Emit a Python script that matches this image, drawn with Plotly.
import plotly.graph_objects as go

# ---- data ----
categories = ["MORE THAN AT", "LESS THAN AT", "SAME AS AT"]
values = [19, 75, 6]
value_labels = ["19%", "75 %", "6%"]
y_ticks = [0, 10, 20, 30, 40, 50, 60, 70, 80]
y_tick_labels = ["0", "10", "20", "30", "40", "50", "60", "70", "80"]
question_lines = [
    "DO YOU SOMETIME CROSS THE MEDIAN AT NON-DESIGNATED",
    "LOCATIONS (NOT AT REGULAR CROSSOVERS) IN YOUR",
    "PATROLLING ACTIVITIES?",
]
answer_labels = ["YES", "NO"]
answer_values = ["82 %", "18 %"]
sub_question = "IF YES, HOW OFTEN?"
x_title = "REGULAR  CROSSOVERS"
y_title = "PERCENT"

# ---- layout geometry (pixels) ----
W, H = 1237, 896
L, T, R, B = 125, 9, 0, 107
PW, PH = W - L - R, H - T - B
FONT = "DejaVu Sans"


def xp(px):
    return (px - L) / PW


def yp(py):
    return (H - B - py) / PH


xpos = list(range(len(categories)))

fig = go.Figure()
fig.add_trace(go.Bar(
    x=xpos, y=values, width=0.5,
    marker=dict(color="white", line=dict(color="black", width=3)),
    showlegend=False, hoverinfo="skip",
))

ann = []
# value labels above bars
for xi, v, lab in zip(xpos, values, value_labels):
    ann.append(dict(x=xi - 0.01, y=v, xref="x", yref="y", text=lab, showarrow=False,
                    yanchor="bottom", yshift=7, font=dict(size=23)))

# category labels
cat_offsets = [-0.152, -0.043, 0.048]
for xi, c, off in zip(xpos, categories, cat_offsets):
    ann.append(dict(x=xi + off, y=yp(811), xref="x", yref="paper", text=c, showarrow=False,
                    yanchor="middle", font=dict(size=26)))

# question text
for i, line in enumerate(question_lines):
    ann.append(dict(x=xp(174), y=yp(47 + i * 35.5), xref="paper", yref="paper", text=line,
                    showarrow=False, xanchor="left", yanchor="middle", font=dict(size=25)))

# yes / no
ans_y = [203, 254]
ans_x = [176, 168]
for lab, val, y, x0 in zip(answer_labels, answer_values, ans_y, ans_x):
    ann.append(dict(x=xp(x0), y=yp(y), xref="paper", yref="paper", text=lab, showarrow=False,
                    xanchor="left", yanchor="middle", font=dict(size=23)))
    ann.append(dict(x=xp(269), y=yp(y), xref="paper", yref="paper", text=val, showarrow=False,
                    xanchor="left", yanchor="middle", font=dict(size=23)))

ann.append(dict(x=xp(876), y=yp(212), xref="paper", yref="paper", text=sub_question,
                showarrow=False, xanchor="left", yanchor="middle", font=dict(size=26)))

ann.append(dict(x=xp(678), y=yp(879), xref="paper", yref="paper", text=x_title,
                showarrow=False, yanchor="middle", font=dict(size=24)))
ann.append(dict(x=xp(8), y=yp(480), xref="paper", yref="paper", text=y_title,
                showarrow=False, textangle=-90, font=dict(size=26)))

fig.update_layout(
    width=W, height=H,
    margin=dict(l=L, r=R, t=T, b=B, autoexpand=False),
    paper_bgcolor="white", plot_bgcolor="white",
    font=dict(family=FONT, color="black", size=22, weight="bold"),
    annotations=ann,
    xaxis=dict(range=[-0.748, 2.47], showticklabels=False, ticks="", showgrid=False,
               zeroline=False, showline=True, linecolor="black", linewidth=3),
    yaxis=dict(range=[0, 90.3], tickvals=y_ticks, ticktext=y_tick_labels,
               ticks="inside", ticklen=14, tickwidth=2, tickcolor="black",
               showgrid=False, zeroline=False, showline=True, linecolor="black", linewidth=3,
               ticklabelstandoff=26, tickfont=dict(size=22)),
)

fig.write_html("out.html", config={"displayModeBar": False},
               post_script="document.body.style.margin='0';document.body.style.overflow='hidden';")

Given problem: From the data above, extract every line in its exact form.

Output of the exercise:
Emit a Python script that matches this image, drawn with Plotly.
import plotly.graph_objects as go

# ---- data ----
categories = ["MORE THAN AT", "LESS THAN AT", "SAME AS AT"]
values = [19, 75, 6]
value_labels = ["19%", "75 %", "6%"]
y_ticks = [0, 10, 20, 30, 40, 50, 60, 70, 80]
y_tick_labels = ["0", "10", "20", "30", "40", "50", "60", "70", "80"]
question_lines = [
    "DO YOU SOMETIME CROSS THE MEDIAN AT NON-DESIGNATED",
    "LOCATIONS (NOT AT REGULAR CROSSOVERS) IN YOUR",
    "PATROLLING ACTIVITIES?",
]
answer_labels = ["YES", "NO"]
answer_values = ["82 %", "18 %"]
sub_question = "IF YES, HOW OFTEN?"
x_title = "REGULAR  CROSSOVERS"
y_title = "PERCENT"

# ---- layout geometry (pixels) ----
W, H = 1237, 896
L, T, R, B = 125, 9, 0, 107
PW, PH = W - L - R, H - T - B
FONT = "DejaVu Sans"


def xp(px):
    return (px - L) / PW


def yp(py):
    return (H - B - py) / PH


xpos = list(range(len(categories)))

fig = go.Figure()
fig.add_trace(go.Bar(
    x=xpos, y=values, width=0.5,
    marker=dict(color="white", line=dict(color="black", width=3)),
    showlegend=False, hoverinfo="skip",
))

ann = []
# value labels above bars
for xi, v, lab in zip(xpos, values, value_labels):
    ann.append(dict(x=xi - 0.01, y=v, xref="x", yref="y", text=lab, showarrow=False,
                    yanchor="bottom", yshift=7, font=dict(size=23)))

# category labels
cat_offsets = [-0.152, -0.043, 0.048]
for xi, c, off in zip(xpos, categories, cat_offsets):
    ann.append(dict(x=xi + off, y=yp(811), xref="x", yref="paper", text=c, showarrow=False,
                    yanchor="middle", font=dict(size=26)))

# question text
for i, line in enumerate(question_lines):
    ann.append(dict(x=xp(174), y=yp(47 + i * 35.5), xref="paper", yref="paper", text=line,
                    showarrow=False, xanchor="left", yanchor="middle", font=dict(size=25)))

# yes / no
ans_y = [203, 254]
ans_x = [176, 168]
for lab, val, y, x0 in zip(answer_labels, answer_values, ans_y, ans_x):
    ann.append(dict(x=xp(x0), y=yp(y), xref="paper", yref="paper", text=lab, showarrow=False,
                    xanchor="left", yanchor="middle", font=dict(size=23)))
    ann.append(dict(x=xp(269), y=yp(y), xref="paper", yref="paper", text=val, showarrow=False,
                    xanchor="left", yanchor="middle", font=dict(size=23)))

ann.append(dict(x=xp(876), y=yp(212), xref="paper", yref="paper", text=sub_question,
                showarrow=False, xanchor="left", yanchor="middle", font=dict(size=26)))

ann.append(dict(x=xp(678), y=yp(879), xref="paper", yref="paper", text=x_title,
                showarrow=False, yanchor="middle", font=dict(size=24)))
ann.append(dict(x=xp(8), y=yp(480), xref="paper", yref="paper", text=y_title,
                showarrow=False, textangle=-90, font=dict(size=26)))

fig.update_layout(
    width=W, height=H,
    margin=dict(l=L, r=R, t=T, b=B, autoexpand=False),
    paper_bgcolor="white", plot_bgcolor="white",
    font=dict(family=FONT, color="black", size=22, weight="bold"),
    annotations=ann,
    xaxis=dict(range=[-0.748, 2.47], showticklabels=False, ticks="", showgrid=False,
               zeroline=False, showline=True, linecolor="black", linewidth=3),
    yaxis=dict(range=[0, 90.3], tickvals=y_ticks, ticktext=y_tick_labels,
               ticks="inside", ticklen=14, tickwidth=2, tickcolor="black",
               showgrid=False, zeroline=False, showline=True, linecolor="black", linewidth=3,
               ticklabelstandoff=26, tickfont=dict(size=22)),
)

fig.write_html("out.html", config={"displayModeBar": False},
               post_script="document.body.style.margin='0';document.body.style.overflow='hidden';")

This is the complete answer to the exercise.